### Objective:
Restate the material word for word and leave out anything that is a picture.

---------- Extracted material ----------

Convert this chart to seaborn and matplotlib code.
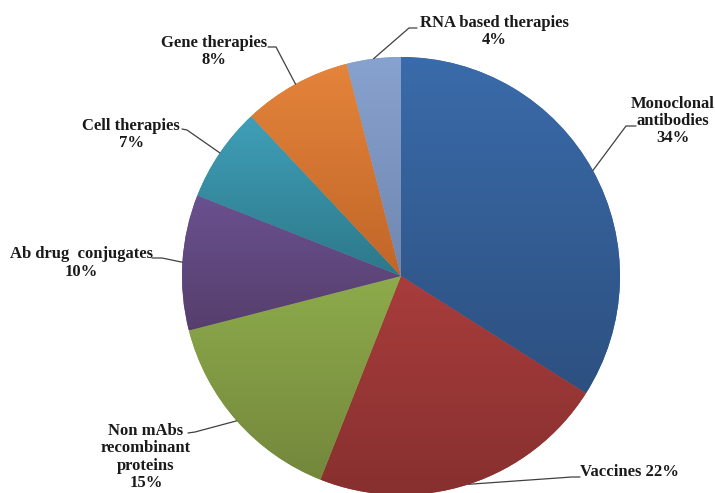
import numpy as np
import matplotlib
matplotlib.use("Agg")
import matplotlib.pyplot as plt
from matplotlib.colors import LinearSegmentedColormap
import seaborn as sns

# ---- data ----
categories = ["Monoclonal\nantibodies\n34%", "Vaccines 22%", "Non mAbs\nrecombinant\nproteins\n15%",
              "Ab drug  conjugates\n10%", "Cell therapies\n7%", "Gene therapies\n8%",
              "RNA based therapies\n4%"]
values = [34, 22, 15, 10, 7, 8, 4]

# ---- style ----
top_colors = ["#3a6baa", "#a83d3c", "#8dab4b", "#6a5190", "#3f9fb8", "#e5843b", "#88a2cf"]
bottom_colors = ["#2d5080", "#87302f", "#74873c", "#563e6c", "#2d7889", "#c06628", "#6f87b0"]

W, H = 715, 493
CX, CY, R = 401, 276, 219  # image pixel coordinates

# label block centres (image coords) and leader elbow/end points
label_pos = [(673, 121), (629, 472), (146, 457), (81, 263), (131, 134.5), (214, 51.5), (494, 31.5)]
elbows = [(626, 126), (572, 477), (195, 432), (162, 258), (187, 130), (276, 47), (409, 28)]
ends = [(636, 126), (580, 477), (188, 433), (152, 258), (182, 129), (268, 47), (417, 28)]

sns.set_theme(style="white")
plt.rcParams["font.family"] = ["Liberation Serif", "DejaVu Serif"]

fig = plt.figure(figsize=(W / 100, H / 100), dpi=100)
fig.patch.set_facecolor("white")
ax = fig.add_axes([0, 0, 1, 1])

wedges, _ = ax.pie(values, startangle=90, counterclock=False,
                   center=(CX, H - CY), radius=R, frame=True,
                   colors=top_colors, wedgeprops=dict(linewidth=0))

grad = np.linspace(1, 0, 256).reshape(-1, 1)
for w, ct, cb in zip(wedges, top_colors, bottom_colors):
    ext = w.get_path().get_extents()
    cmap = LinearSegmentedColormap.from_list("g", [cb, ct])
    im = ax.imshow(grad, extent=[ext.x0, ext.x1, ext.y0, ext.y1], cmap=cmap,
                   origin="upper", aspect="auto", interpolation="bilinear", zorder=1.5)
    im.set_clip_path(w)

total = float(sum(values))
cum = 0.0
for i, (lab, v) in enumerate(zip(categories, values)):
    mid = 90 - 360 * (cum + v / 2) / total
    cum += v
    sx = CX + R * np.cos(np.radians(mid))
    sy = H - (CY - R * np.sin(np.radians(mid)))
    ex, ey = elbows[i]
    tx, ty = ends[i]
    ax.plot([sx, ex, tx], [sy, H - ey, H - ty], color="#404040", lw=0.9, zorder=3,
            solid_joinstyle="miter")
    lx, ly = label_pos[i]
    ax.text(lx, H - ly, lab, ha="center", va="center", fontsize=12, fontweight="bold",
            color="#1a1a1a", linespacing=1.12, zorder=4)

ax.set_xlim(0, W)
ax.set_ylim(0, H)
ax.set_aspect("auto")
ax.axis("off")

fig.savefig("out.png", dpi=100, facecolor="white")
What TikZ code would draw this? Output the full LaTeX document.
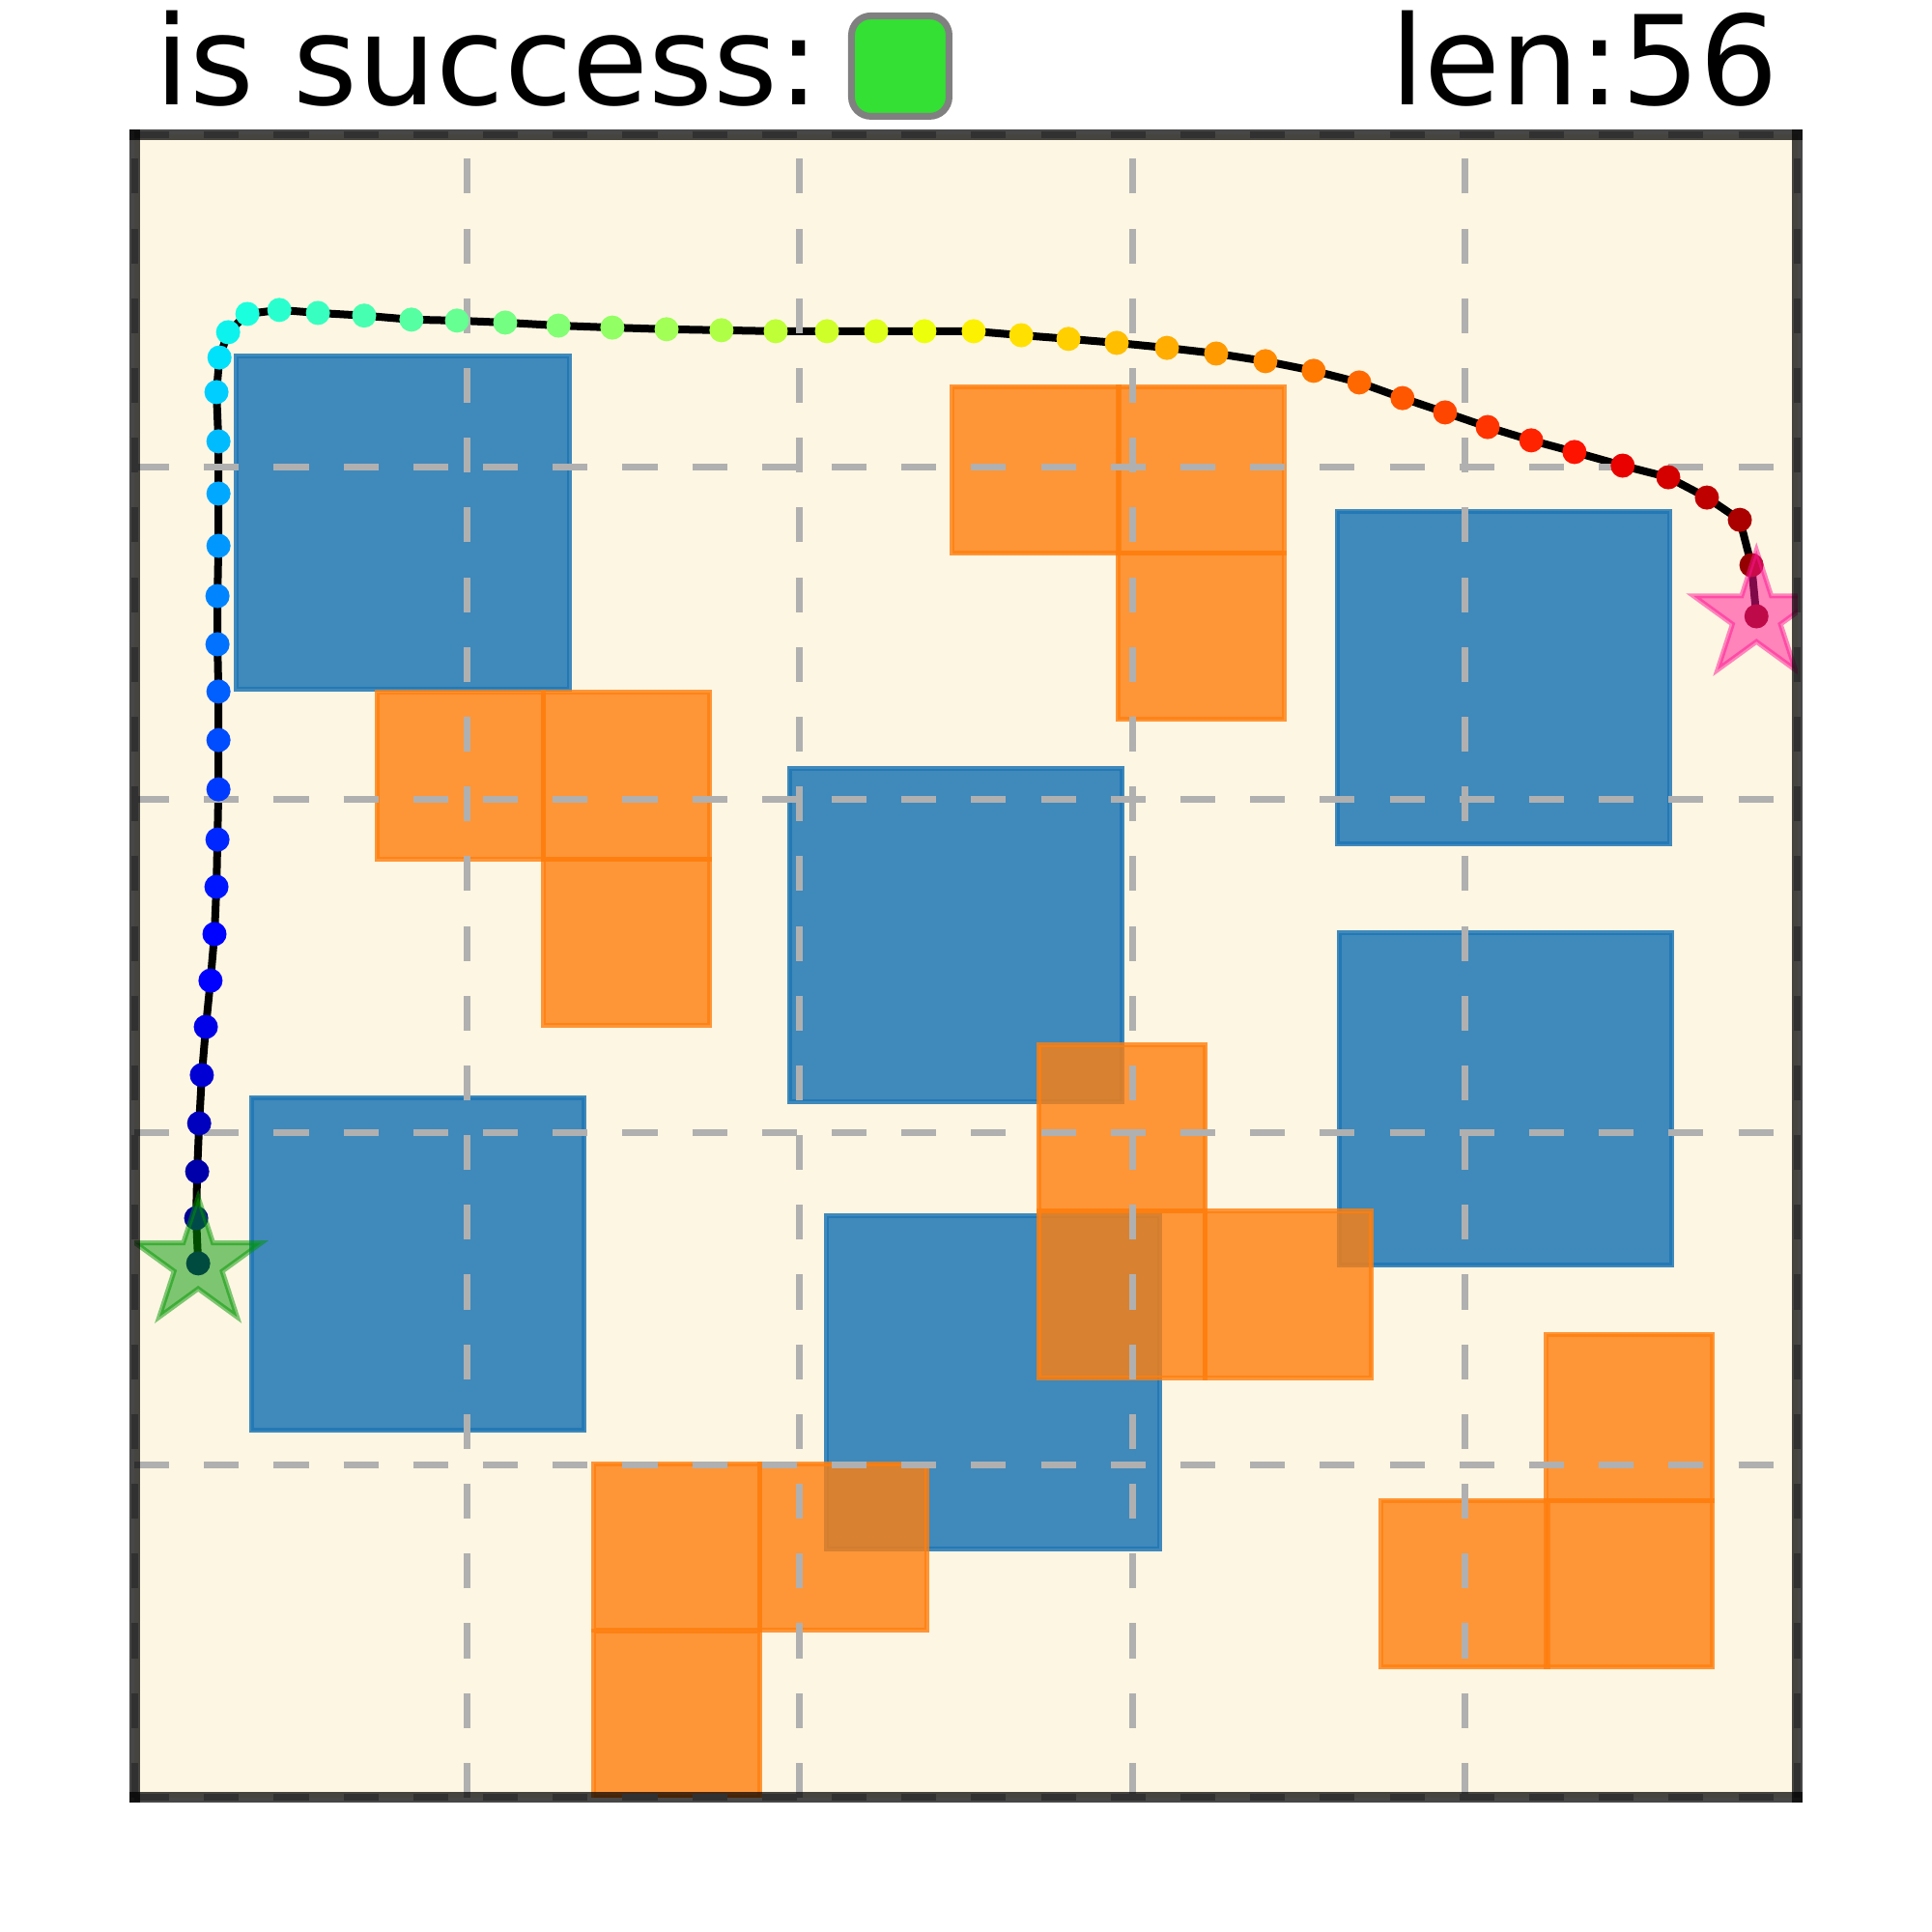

----------

### Full answer:
Convert this chart to seaborn and matplotlib code.
import numpy as np
import matplotlib
matplotlib.use("Agg")
import matplotlib.pyplot as plt
from matplotlib.colors import LinearSegmentedColormap
import seaborn as sns

# ---- data ----
categories = ["Monoclonal\nantibodies\n34%", "Vaccines 22%", "Non mAbs\nrecombinant\nproteins\n15%",
              "Ab drug  conjugates\n10%", "Cell therapies\n7%", "Gene therapies\n8%",
              "RNA based therapies\n4%"]
values = [34, 22, 15, 10, 7, 8, 4]

# ---- style ----
top_colors = ["#3a6baa", "#a83d3c", "#8dab4b", "#6a5190", "#3f9fb8", "#e5843b", "#88a2cf"]
bottom_colors = ["#2d5080", "#87302f", "#74873c", "#563e6c", "#2d7889", "#c06628", "#6f87b0"]

W, H = 715, 493
CX, CY, R = 401, 276, 219  # image pixel coordinates

# label block centres (image coords) and leader elbow/end points
label_pos = [(673, 121), (629, 472), (146, 457), (81, 263), (131, 134.5), (214, 51.5), (494, 31.5)]
elbows = [(626, 126), (572, 477), (195, 432), (162, 258), (187, 130), (276, 47), (409, 28)]
ends = [(636, 126), (580, 477), (188, 433), (152, 258), (182, 129), (268, 47), (417, 28)]

sns.set_theme(style="white")
plt.rcParams["font.family"] = ["Liberation Serif", "DejaVu Serif"]

fig = plt.figure(figsize=(W / 100, H / 100), dpi=100)
fig.patch.set_facecolor("white")
ax = fig.add_axes([0, 0, 1, 1])

wedges, _ = ax.pie(values, startangle=90, counterclock=False,
                   center=(CX, H - CY), radius=R, frame=True,
                   colors=top_colors, wedgeprops=dict(linewidth=0))

grad = np.linspace(1, 0, 256).reshape(-1, 1)
for w, ct, cb in zip(wedges, top_colors, bottom_colors):
    ext = w.get_path().get_extents()
    cmap = LinearSegmentedColormap.from_list("g", [cb, ct])
    im = ax.imshow(grad, extent=[ext.x0, ext.x1, ext.y0, ext.y1], cmap=cmap,
                   origin="upper", aspect="auto", interpolation="bilinear", zorder=1.5)
    im.set_clip_path(w)

total = float(sum(values))
cum = 0.0
for i, (lab, v) in enumerate(zip(categories, values)):
    mid = 90 - 360 * (cum + v / 2) / total
    cum += v
    sx = CX + R * np.cos(np.radians(mid))
    sy = H - (CY - R * np.sin(np.radians(mid)))
    ex, ey = elbows[i]
    tx, ty = ends[i]
    ax.plot([sx, ex, tx], [sy, H - ey, H - ty], color="#404040", lw=0.9, zorder=3,
            solid_joinstyle="miter")
    lx, ly = label_pos[i]
    ax.text(lx, H - ly, lab, ha="center", va="center", fontsize=12, fontweight="bold",
            color="#1a1a1a", linespacing=1.12, zorder=4)

ax.set_xlim(0, W)
ax.set_ylim(0, H)
ax.set_aspect("auto")
ax.axis("off")

fig.savefig("out.png", dpi=100, facecolor="white")
What TikZ code would draw this? Output the full LaTeX document.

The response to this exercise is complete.